The wine and sake programme is modest: a small list, no named sommelier in public coverage, no formal pairing flight. That sizing is correct for the room. The food is the meal; the drink is the accompaniment.
What the restaurant is for now
Gan has made the broader argument about his generation of chefs explicit elsewhere. Chefs of his cohort cut their teeth at marquee restaurants and then, when they open their own rooms, find their Singaporean upbringing surfacing in the food, the way Japanese cooks who trained in France and Italy decades ago eventually produced a Japanese-Italian and Japanese-French cuisine of their own. That sentence is the right frame for understanding Mustard Seed.
The cuisine is not a category transferred to Singapore. It is the cuisine that emerges when a Singaporean cook trained in Japanese technique runs his own restaurant. The integration is structural, not stylistic. It is what the chef cooks. It is also, after the 2025 revamp, what the chef cooks at a price he himself would pay, in a room where diners face each other rather than the kitchen. That continuity, alongside the structural change, is the restaurant's quiet editorial achievement.

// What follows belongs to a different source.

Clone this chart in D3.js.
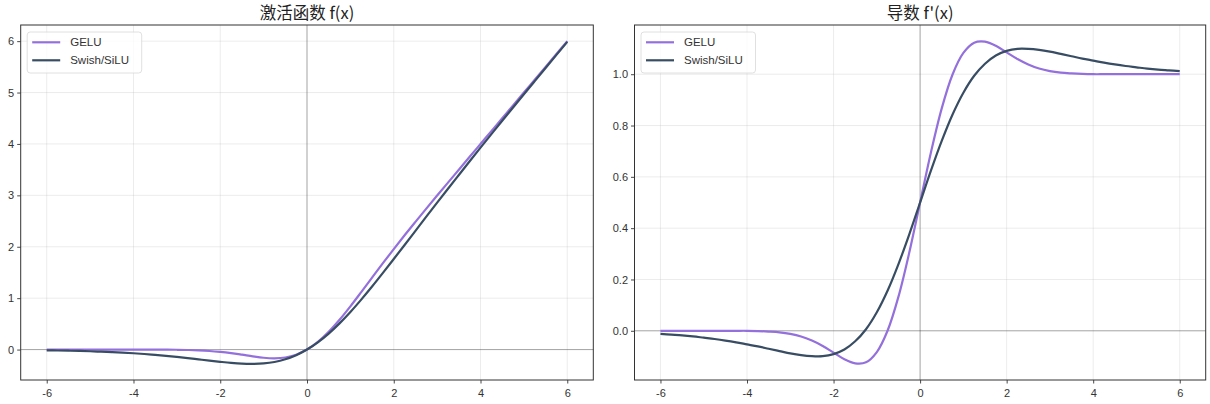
<!DOCTYPE html>
<html>
<head>
<meta charset="utf-8">
<script src="https://cdn.jsdelivr.net/npm/d3@7"></script>
<style>
  body { margin: 0; background: #fff; }
  svg { display: block; }
  .tick text { font-family: "Liberation Sans", Arial, sans-serif; font-size: 11px; fill: #333; }
  .title { font-family: "Noto Sans CJK SC", "Liberation Sans", sans-serif; font-size: 16.5px; fill: #222; }
  .legend-text { font-family: "Liberation Sans", Arial, sans-serif; font-size: 11.5px; fill: #333; }
</style>
</head>
<body>
<svg id="chart"></svg>
<script>
const svgWidth = 1210;
const svgHeight = 404;

// x samples
const xValues = [-6, -5.75, -5.5, -5.25, -5, -4.75, -4.5, -4.25, -4, -3.75, -3.5, -3.25, -3, -2.75, -2.5, -2.25,
  -2, -1.75, -1.5, -1.25, -1, -0.75, -0.5, -0.25, 0, 0.25, 0.5, 0.75, 1, 1.25, 1.5, 1.75,
  2, 2.25, 2.5, 2.75, 3, 3.25, 3.5, 3.75, 4, 4.25, 4.5, 4.75, 5, 5.25, 5.5, 5.75, 6];

// activation f(x)
const geluF = [0, 0, 0, 0, 0, 0, 0, 0, 0, 0, -0.001, -0.002, -0.004, -0.008, -0.016, -0.028,
  -0.046, -0.070, -0.100, -0.132, -0.159, -0.170, -0.154, -0.100, 0, 0.150, 0.346, 0.580, 0.841, 1.118, 1.400, 1.680,
  1.955, 2.223, 2.484, 2.742, 2.996, 3.248, 3.499, 3.750, 4.000, 4.250, 4.500, 4.750, 5.000, 5.250, 5.500, 5.750, 6.000];
const swishF = [-0.015, -0.018, -0.022, -0.027, -0.033, -0.041, -0.049, -0.060, -0.072, -0.086, -0.103, -0.121, -0.142, -0.165, -0.190, -0.215,
  -0.238, -0.259, -0.274, -0.278, -0.269, -0.241, -0.189, -0.109, 0, 0.141, 0.311, 0.509, 0.731, 0.972, 1.226, 1.491,
  1.762, 2.035, 2.310, 2.585, 2.858, 3.129, 3.397, 3.664, 3.928, 4.190, 4.451, 4.709, 4.967, 5.223, 5.478, 5.732, 5.985];

// derivative f'(x)
const geluD = [0, 0, 0, 0, 0, 0, 0, 0, 0, -0.001, -0.003, -0.006, -0.012, -0.022, -0.038, -0.059,
  -0.085, -0.111, -0.127, -0.123, -0.083, 0.001, 0.133, 0.305, 0.5, 0.695, 0.867, 0.999, 1.083, 1.123, 1.127, 1.111,
  1.085, 1.059, 1.038, 1.022, 1.012, 1.006, 1.003, 1.001, 1.000, 1.000, 1.000, 1.000, 1.000, 1.000, 1.000, 1.000, 1.000];
const swishD = [-0.012, -0.015, -0.018, -0.022, -0.027, -0.032, -0.038, -0.045, -0.053, -0.061, -0.070, -0.079, -0.088, -0.095, -0.099, -0.099,
  -0.091, -0.073, -0.041, 0.006, 0.072, 0.157, 0.260, 0.376, 0.5, 0.624, 0.740, 0.843, 0.928, 0.994, 1.041, 1.073,
  1.091, 1.099, 1.099, 1.095, 1.088, 1.079, 1.070, 1.061, 1.053, 1.045, 1.038, 1.032, 1.027, 1.022, 1.018, 1.015, 1.012];

const xTicks = [-6, -4, -2, 0, 2, 4, 6];
const yTicksF = [0, 1, 2, 3, 4, 5, 6];
const yTicksD = [0, 0.2, 0.4, 0.6, 0.8, 1.0];
const seriesNames = ["GELU", "Swish/SiLU"];
const seriesColors = ["#9370db", "#384d63"];

const svg = d3.select("#chart")
  .attr("width", svgWidth)
  .attr("height", svgHeight);

function drawPanel(opts) {
  const { left, right, top, bottom, yDomain, yTicks, yFormat, title, series } = opts;

  const x = d3.scaleLinear().domain([-6.6, 6.6]).range([left, right]);
  const y = d3.scaleLinear().domain(yDomain).range([bottom, top]);
  const g = svg.append("g");

  // grid
  g.append("g").selectAll("line")
    .data(xTicks).enter().append("line")
    .attr("x1", d => x(d)).attr("x2", d => x(d))
    .attr("y1", top).attr("y2", bottom)
    .attr("stroke", "#b0b0b0").attr("stroke-opacity", 0.3).attr("stroke-width", 0.8);
  g.append("g").selectAll("line")
    .data(yTicks).enter().append("line")
    .attr("x1", left).attr("x2", right)
    .attr("y1", d => y(d)).attr("y2", d => y(d))
    .attr("stroke", "#b0b0b0").attr("stroke-opacity", 0.3).attr("stroke-width", 0.8);

  // zero lines
  g.append("line")
    .attr("x1", left).attr("x2", right).attr("y1", y(0)).attr("y2", y(0))
    .attr("stroke", "#000").attr("stroke-opacity", 0.3).attr("stroke-width", 1);
  g.append("line")
    .attr("x1", x(0)).attr("x2", x(0)).attr("y1", top).attr("y2", bottom)
    .attr("stroke", "#000").attr("stroke-opacity", 0.3).attr("stroke-width", 1);

  // curves
  const line = d3.line()
    .x((d, i) => x(xValues[i]))
    .y(d => y(d))
    .curve(d3.curveCatmullRom.alpha(0.5));
  series.forEach((vals, i) => {
    g.append("path")
      .datum(vals)
      .attr("fill", "none")
      .attr("stroke", seriesColors[i])
      .attr("stroke-width", 2.2)
      .attr("d", line);
  });

  // axes
  const xAxis = d3.axisBottom(x).tickValues(xTicks).tickSize(3.5).tickPadding(3)
    .tickFormat(d => String(d));
  const yAxis = d3.axisLeft(y).tickValues(yTicks).tickSize(3.5).tickPadding(3)
    .tickFormat(yFormat);
  const gx = g.append("g").attr("transform", `translate(0,${bottom})`).call(xAxis);
  const gy = g.append("g").attr("transform", `translate(${left},0)`).call(yAxis);
  [gx, gy].forEach(a => {
    a.select(".domain").remove();
    a.selectAll(".tick line").attr("stroke", "#333").attr("stroke-width", 0.9);
  });
  gx.selectAll(".tick text").attr("dy", "0.95em");

  // frame
  g.append("rect")
    .attr("x", left).attr("y", top)
    .attr("width", right - left).attr("height", bottom - top)
    .attr("fill", "none").attr("stroke", "#333").attr("stroke-width", 1);

  // title
  g.append("text")
    .attr("class", "title")
    .attr("x", (left + right) / 2)
    .attr("y", 19)
    .attr("text-anchor", "middle")
    .text(title);

  // legend
  const lg = g.append("g").attr("transform", `translate(${left + 6.5},32)`);
  lg.append("rect")
    .attr("width", 114.5).attr("height", 41).attr("rx", 3)
    .attr("fill", "#fff").attr("fill-opacity", 0.8)
    .attr("stroke", "#d8d8d8").attr("stroke-width", 0.8);
  seriesNames.forEach((name, i) => {
    const yy = 10.3 + i * 18;
    lg.append("line")
      .attr("x1", 5).attr("x2", 33).attr("y1", yy).attr("y2", yy)
      .attr("stroke", seriesColors[i]).attr("stroke-width", 2.2);
    lg.append("text")
      .attr("class", "legend-text")
      .attr("x", 43).attr("y", yy + 4)
      .text(name);
  });
}

drawPanel({
  left: 20.7, right: 593.3, top: 25, bottom: 380,
  yDomain: [-0.592, 6.314], yTicks: yTicksF, yFormat: d3.format("d"),
  title: "激活函数 f(x)",
  series: [geluF, swishF]
});

drawPanel({
  left: 634.5, right: 1205.7, top: 25, bottom: 380,
  yDomain: [-0.1918, 1.1918], yTicks: yTicksD, yFormat: d3.format(".1f"),
  title: "导数 f'(x)",
  series: [geluD, swishD]
});
</script>
</body>
</html>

A chef-driven counter restaurant that converted itself into a chef-driven table restaurant, lowered the price, kept the cuisine, and held the demand is rare. Most independent restaurants in this city run the opposite direction. Mustard Seed has done the unusual move and made it work.
The turmeric frog legs, with the herb-salt of dehydrated curry and laksa leaves and nothing else on the plate, served across a table in a Serangoon Gardens room that no longer has a counter, were the evidence. A single dish, properly built, the kitchen's argument compressed into three legs and a salt.
In a city where most chef-driven restaurants get more expensive over time, this one decided to be less expensive instead. Mustard Seed has been holding that position, and that is enough.